▶ DESCRIPTION OF THE TASK: Reproduce exactly the run of lines from the one containing "Write the React, TypeScript" through the one containing "const yTicks = [2, 4, 6, 8, 10, 12];". Pictures do not belong in the copy.

▶ PROVIDED DATA:
------------------------------

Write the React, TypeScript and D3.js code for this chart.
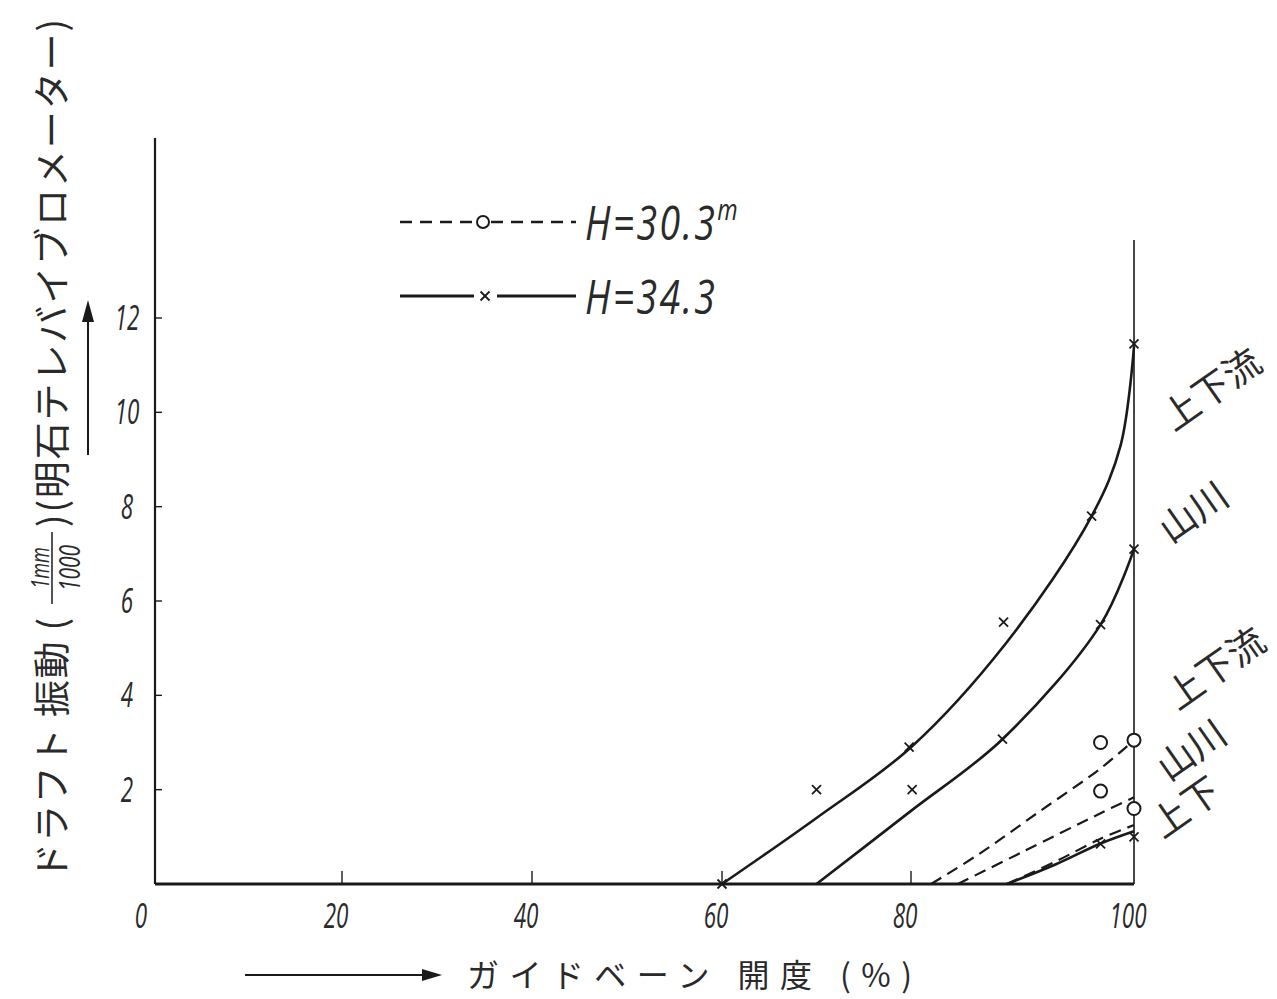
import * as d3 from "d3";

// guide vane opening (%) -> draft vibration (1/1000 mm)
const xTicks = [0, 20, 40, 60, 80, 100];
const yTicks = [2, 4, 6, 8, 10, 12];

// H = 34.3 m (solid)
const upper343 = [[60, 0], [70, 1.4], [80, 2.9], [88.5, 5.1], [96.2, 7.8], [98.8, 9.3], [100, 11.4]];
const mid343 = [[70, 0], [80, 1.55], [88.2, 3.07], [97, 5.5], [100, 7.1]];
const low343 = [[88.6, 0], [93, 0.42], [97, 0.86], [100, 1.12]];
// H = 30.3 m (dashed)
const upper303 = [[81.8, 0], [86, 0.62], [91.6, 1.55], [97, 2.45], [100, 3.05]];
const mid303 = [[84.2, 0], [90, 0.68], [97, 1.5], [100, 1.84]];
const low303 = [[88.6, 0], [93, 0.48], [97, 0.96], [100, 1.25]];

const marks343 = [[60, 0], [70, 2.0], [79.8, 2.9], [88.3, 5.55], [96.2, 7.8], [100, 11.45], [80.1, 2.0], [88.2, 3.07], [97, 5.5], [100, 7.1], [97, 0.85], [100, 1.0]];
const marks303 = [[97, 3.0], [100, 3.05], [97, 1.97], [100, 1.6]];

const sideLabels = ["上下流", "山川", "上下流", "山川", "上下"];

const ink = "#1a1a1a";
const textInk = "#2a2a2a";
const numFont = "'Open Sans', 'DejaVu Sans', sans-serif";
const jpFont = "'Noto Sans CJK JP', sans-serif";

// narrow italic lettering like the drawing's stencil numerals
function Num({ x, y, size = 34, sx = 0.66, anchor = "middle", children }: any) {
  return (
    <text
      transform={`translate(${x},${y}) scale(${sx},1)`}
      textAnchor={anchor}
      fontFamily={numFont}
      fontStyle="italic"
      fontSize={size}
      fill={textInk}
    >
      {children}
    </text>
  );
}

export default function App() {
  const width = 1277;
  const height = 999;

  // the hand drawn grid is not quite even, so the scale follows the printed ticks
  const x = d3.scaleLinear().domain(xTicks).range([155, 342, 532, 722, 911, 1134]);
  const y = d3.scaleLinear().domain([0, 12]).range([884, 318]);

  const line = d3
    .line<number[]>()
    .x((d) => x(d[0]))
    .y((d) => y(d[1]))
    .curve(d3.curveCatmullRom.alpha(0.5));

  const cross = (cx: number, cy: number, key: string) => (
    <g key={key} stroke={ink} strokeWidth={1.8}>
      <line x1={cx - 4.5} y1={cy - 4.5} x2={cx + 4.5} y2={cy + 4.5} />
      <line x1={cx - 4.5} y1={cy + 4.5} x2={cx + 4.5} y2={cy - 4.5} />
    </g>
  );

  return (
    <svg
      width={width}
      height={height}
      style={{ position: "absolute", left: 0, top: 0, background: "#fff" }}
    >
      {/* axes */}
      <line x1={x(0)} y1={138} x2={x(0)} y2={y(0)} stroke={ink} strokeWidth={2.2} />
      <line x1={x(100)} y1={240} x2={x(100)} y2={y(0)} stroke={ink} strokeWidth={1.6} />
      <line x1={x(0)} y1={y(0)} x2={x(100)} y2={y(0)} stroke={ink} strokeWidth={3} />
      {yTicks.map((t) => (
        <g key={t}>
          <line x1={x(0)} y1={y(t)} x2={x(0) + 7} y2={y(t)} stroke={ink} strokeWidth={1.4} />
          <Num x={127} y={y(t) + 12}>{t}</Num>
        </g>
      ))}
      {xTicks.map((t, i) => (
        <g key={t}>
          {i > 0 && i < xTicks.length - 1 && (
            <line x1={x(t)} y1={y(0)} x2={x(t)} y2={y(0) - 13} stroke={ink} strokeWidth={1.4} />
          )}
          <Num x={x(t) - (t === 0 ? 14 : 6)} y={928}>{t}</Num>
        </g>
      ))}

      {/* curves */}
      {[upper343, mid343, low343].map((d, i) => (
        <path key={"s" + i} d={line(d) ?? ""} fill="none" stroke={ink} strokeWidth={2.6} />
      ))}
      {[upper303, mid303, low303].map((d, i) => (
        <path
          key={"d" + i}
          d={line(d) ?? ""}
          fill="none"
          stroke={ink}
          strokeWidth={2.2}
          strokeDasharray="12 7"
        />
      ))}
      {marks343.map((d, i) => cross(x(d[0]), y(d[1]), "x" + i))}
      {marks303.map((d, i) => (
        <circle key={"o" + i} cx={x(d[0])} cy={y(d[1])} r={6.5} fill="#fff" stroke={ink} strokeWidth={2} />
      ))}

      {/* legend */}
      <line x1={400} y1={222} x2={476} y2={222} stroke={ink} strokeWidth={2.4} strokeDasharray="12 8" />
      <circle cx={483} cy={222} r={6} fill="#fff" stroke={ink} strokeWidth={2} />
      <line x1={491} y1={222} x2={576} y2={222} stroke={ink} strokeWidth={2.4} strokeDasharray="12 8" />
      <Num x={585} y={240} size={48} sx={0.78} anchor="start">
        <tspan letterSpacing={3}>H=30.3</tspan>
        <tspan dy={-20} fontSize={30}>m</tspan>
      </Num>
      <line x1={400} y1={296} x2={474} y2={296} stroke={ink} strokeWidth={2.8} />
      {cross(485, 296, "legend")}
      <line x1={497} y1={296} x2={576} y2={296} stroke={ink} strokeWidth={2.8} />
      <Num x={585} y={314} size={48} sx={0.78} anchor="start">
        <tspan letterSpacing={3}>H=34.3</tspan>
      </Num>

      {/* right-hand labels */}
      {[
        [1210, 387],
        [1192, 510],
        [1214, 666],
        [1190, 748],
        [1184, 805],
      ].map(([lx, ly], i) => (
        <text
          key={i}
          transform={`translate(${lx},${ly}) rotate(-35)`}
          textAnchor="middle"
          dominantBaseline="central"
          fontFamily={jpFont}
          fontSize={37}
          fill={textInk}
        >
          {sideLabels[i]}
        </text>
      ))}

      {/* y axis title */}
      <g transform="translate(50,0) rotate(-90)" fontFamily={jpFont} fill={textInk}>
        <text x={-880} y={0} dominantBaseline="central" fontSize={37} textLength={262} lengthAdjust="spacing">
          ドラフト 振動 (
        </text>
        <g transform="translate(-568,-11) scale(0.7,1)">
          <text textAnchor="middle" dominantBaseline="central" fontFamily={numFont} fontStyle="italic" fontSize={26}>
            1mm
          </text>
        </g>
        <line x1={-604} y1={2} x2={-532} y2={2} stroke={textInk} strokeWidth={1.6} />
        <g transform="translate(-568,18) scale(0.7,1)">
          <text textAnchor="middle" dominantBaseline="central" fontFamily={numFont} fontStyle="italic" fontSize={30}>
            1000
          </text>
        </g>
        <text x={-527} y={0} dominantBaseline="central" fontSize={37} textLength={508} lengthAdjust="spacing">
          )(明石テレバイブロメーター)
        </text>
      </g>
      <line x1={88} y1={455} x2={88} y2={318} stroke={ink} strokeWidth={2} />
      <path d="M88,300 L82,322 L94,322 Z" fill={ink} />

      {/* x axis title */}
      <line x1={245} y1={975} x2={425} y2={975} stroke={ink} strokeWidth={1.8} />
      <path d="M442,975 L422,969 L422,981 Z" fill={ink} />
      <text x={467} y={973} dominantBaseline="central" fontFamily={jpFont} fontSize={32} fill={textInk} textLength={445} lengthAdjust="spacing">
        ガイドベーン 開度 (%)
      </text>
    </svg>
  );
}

------------------------------

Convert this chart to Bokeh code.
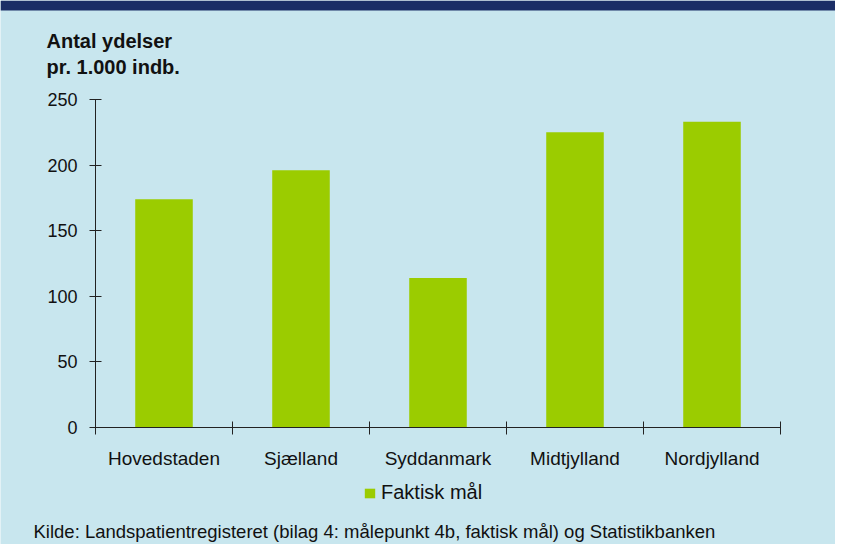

------------------------------

▶ FINAL RESULT:
Write the React, TypeScript and D3.js code for this chart.
import * as d3 from "d3";

// guide vane opening (%) -> draft vibration (1/1000 mm)
const xTicks = [0, 20, 40, 60, 80, 100];
const yTicks = [2, 4, 6, 8, 10, 12];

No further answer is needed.